As an awkward segue — my family does Christmas stockings. This year along with a Cooks Illustrated magazine and a bottle of hot sauce, I received Fully Awake a documentary about Black Mountain College. Covering the short history of the College, the film reveals a remarkable story about communal invention and the fostering of individual expression. The list of people with connections to Black Mountain reveals a few familiar names: Willem de Kooning, Josef Albers, Jacob Lawrence, Buckminster Fuller and Ben Shahn. But, as easily as they stand as individuals, the nature of the College, and really the experiment stands above. I am fascinated by where things happen, and love their tales, so the film really fit the bill.

Fully Awake is not one of those documentaries that is likely to become part of the cool guy must see list. The music is bad, the people interviewed are a little over the hill, and it has an aura of museum video about it. Yet, looking past the minor faults, the whole thing is fantastically engrossing.

The school was founded on a premise of progressive education and from initial seed to launch, it all happened in six weeks. There were no sports. No grades. No fraternities. It wasn’t like any other place around. And, this was in the 1930s. Students were encouraged to pursue their interests, with the idea that art cultivates independence and self discipline (you may begin to gather how I slowly fused this story with some of the ideas I have about street culture, and have discussed many times over).

Josef Albers brought to Black Mountain the Bauhaus notion of pedestrianizing the arts, and pushed students to see themselves and to understand material, texture and color. This sophistication, transferred to the college by European refuges like Albers, followed into the progressive nature of the pedagogical system at Black Mountain. A co-op structure from the start, all faculty worked to build the curriculum, and students were always involved in the goings on.

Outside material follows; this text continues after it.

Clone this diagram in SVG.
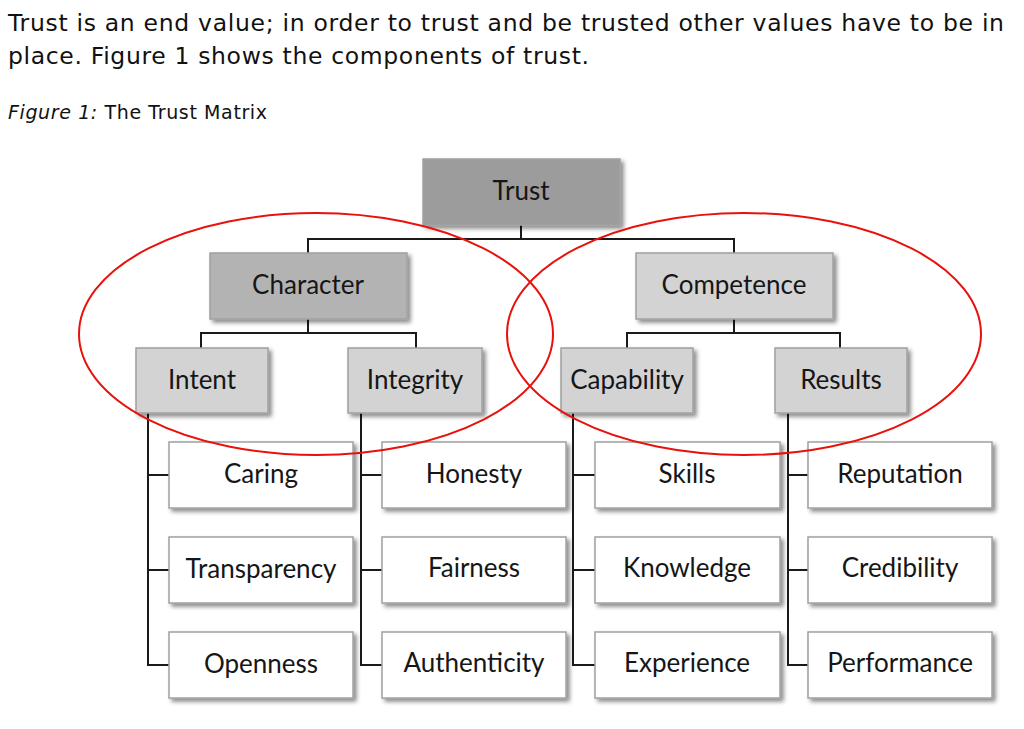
<svg xmlns="http://www.w3.org/2000/svg" width="1024" height="729" viewBox="0 0 1024 729">
<defs>
<filter id="sh" x="-10%" y="-10%" width="130%" height="140%">
<feDropShadow dx="3" dy="3" stdDeviation="2" flood-color="#000" flood-opacity="0.45"/>
</filter>
<style>
.para{font-family:"DejaVu Sans",Verdana,sans-serif;font-size:23.5px;fill:#111}
.cap{font-family:"DejaVu Sans",Verdana,sans-serif;font-size:19px;fill:#111}
.box{stroke:#a0a0a0;stroke-width:1.5;filter:url(#sh)}
.l0{fill:#9c9c9c}
.l1a{fill:#b3b3b3}
.l1b{fill:#d3d3d3}
.l2{fill:#d3d3d3}
.l3{fill:#ffffff}
.lbl{font-family:Lato,"Liberation Sans",sans-serif;font-size:26px;fill:#161616;text-anchor:middle}
.con{fill:none;stroke:#1a1a1a;stroke-width:2}
.ell{fill:none;stroke:#e8120c;stroke-width:2}
</style>
</defs>
<rect width="1024" height="729" fill="#fff"/>
<text class="para" x="8" y="31" textLength="996" lengthAdjust="spacing">Trust is an end value; in order to trust and be trusted other values have to be in</text>
<text class="para" x="8" y="64" textLength="581" lengthAdjust="spacing">place. Figure 1 shows the components of trust.</text>
<text class="cap" x="8" y="119" textLength="259" lengthAdjust="spacing"><tspan font-style="italic">Figure 1:</tspan> The Trust Matrix</text>

<g id="connectors">
<path class="con" d="M521 225V239M308 253V239H734V253"/>
<path class="con" d="M308 319V333M201 348V333H416V348"/>
<path class="con" d="M734 319V333M627 348V333H840V348"/>
<path class="con" d="M148 413V665H169M148 475H169M148 570H169"/>
<path class="con" d="M361 413V665H382M361 475H382M361 570H382"/>
<path class="con" d="M573 413V665H595M573 475H595M573 570H595"/>
<path class="con" d="M788 413V665H808M788 475H808M788 570H808"/>
</g>

<g id="trust"><rect class="box l0" x="423" y="159" width="197" height="66"/><text class="lbl" x="521" y="200">Trust</text></g>
<g id="character"><rect class="box l1a" x="210" y="253" width="197" height="66"/><text class="lbl" x="308" y="294">Character</text></g>
<g id="competence"><rect class="box l1b" x="636" y="253" width="197" height="66"/><text class="lbl" x="734" y="294">Competence</text></g>

<g id="intent"><rect class="box l2" x="136" y="348" width="132" height="65"/><text class="lbl" x="202" y="389">Intent</text></g>
<g id="integrity"><rect class="box l2" x="348" y="348" width="134" height="65"/><text class="lbl" x="415" y="389">Integrity</text></g>
<g id="capability"><rect class="box l2" x="561" y="348" width="132" height="65"/><text class="lbl" x="627" y="389">Capability</text></g>
<g id="results"><rect class="box l2" x="775" y="348" width="132" height="65"/><text class="lbl" x="841" y="389">Results</text></g>

<g id="caring"><rect class="box l3" x="169" y="442" width="184" height="66"/><text class="lbl" x="261" y="483">Caring</text></g>
<g id="transparency"><rect class="box l3" x="169" y="537" width="184" height="66"/><text class="lbl" x="261" y="578">Transparency</text></g>
<g id="openness"><rect class="box l3" x="169" y="632" width="184" height="66"/><text class="lbl" x="261" y="673">Openness</text></g>

<g id="honesty"><rect class="box l3" x="382" y="442" width="184" height="66"/><text class="lbl" x="474" y="483">Honesty</text></g>
<g id="fairness"><rect class="box l3" x="382" y="537" width="184" height="66"/><text class="lbl" x="474" y="577">Fairness</text></g>
<g id="authenticity"><rect class="box l3" x="382" y="632" width="184" height="66"/><text class="lbl" x="474" y="672">Authenticity</text></g>

<g id="skills"><rect class="box l3" x="595" y="442" width="185" height="66"/><text class="lbl" x="687" y="483">Skills</text></g>
<g id="knowledge"><rect class="box l3" x="595" y="537" width="185" height="66"/><text class="lbl" x="687" y="577">Knowledge</text></g>
<g id="experience"><rect class="box l3" x="595" y="632" width="185" height="66"/><text class="lbl" x="687" y="672">Experience</text></g>

<g id="reputation"><rect class="box l3" x="808" y="442" width="184" height="66"/><text class="lbl" x="900" y="483">Reputation</text></g>
<g id="credibility"><rect class="box l3" x="808" y="537" width="184" height="66"/><text class="lbl" x="900" y="577">Credibility</text></g>
<g id="performance"><rect class="box l3" x="808" y="632" width="184" height="66"/><text class="lbl" x="900" y="672">Performance</text></g>

<g id="ellipses">
<ellipse class="ell" cx="316" cy="334" rx="237" ry="121"/>
<ellipse class="ell" cx="744" cy="334" rx="237" ry="121"/>
</g>
</svg>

Things weren’t easy, as you might imagine, but perseverance through economic downturns proved the power of the environment and the faith in the experiment. People simply believed in the idea of liberal freedom and the power of imagination to yield a total education. They fought through the McCarthy era, a time where the communal nature of Black Mountain was certainly a risk. Freedom of exploration being one of those perceived tenets of American life, Black Mountain provided an actual venue for something often so closed off.

By 1948, the American avant garde had emerged, and Black Mountain remained central to the growth. Fuller came, there was tremendous collaboration on campus and the mingling of the arts flourished. Happenings were invented. Things that speak of a slightly later generation (or at least do for me, probably because dates confuse), came to early fruition down in North Carolina.

The school closed in 1956.

I don’t want to discuss too much of the film, because I honestly believe it worth watching. It struck a nerve, and began to fulfill a much needed push away from personal biography and the lauding of the individual in the arts (for me) toward a greater and better understanding of the strength of community to inspire, grow, reflect and invent.

That can, and does, happen in street culture. There is mingling of the arts, and it’s fun and exciting in that way. I can’t help but think that the hyping of the individual works to circumnavigate that truth. Think about where street art is moving as it infiltrates the art market, how the artists are removed from context, and divorced from the creative environment that birthed them.

Suddenly, Banksy becomes Louis Kahn, and I’m struggling to find the great community story.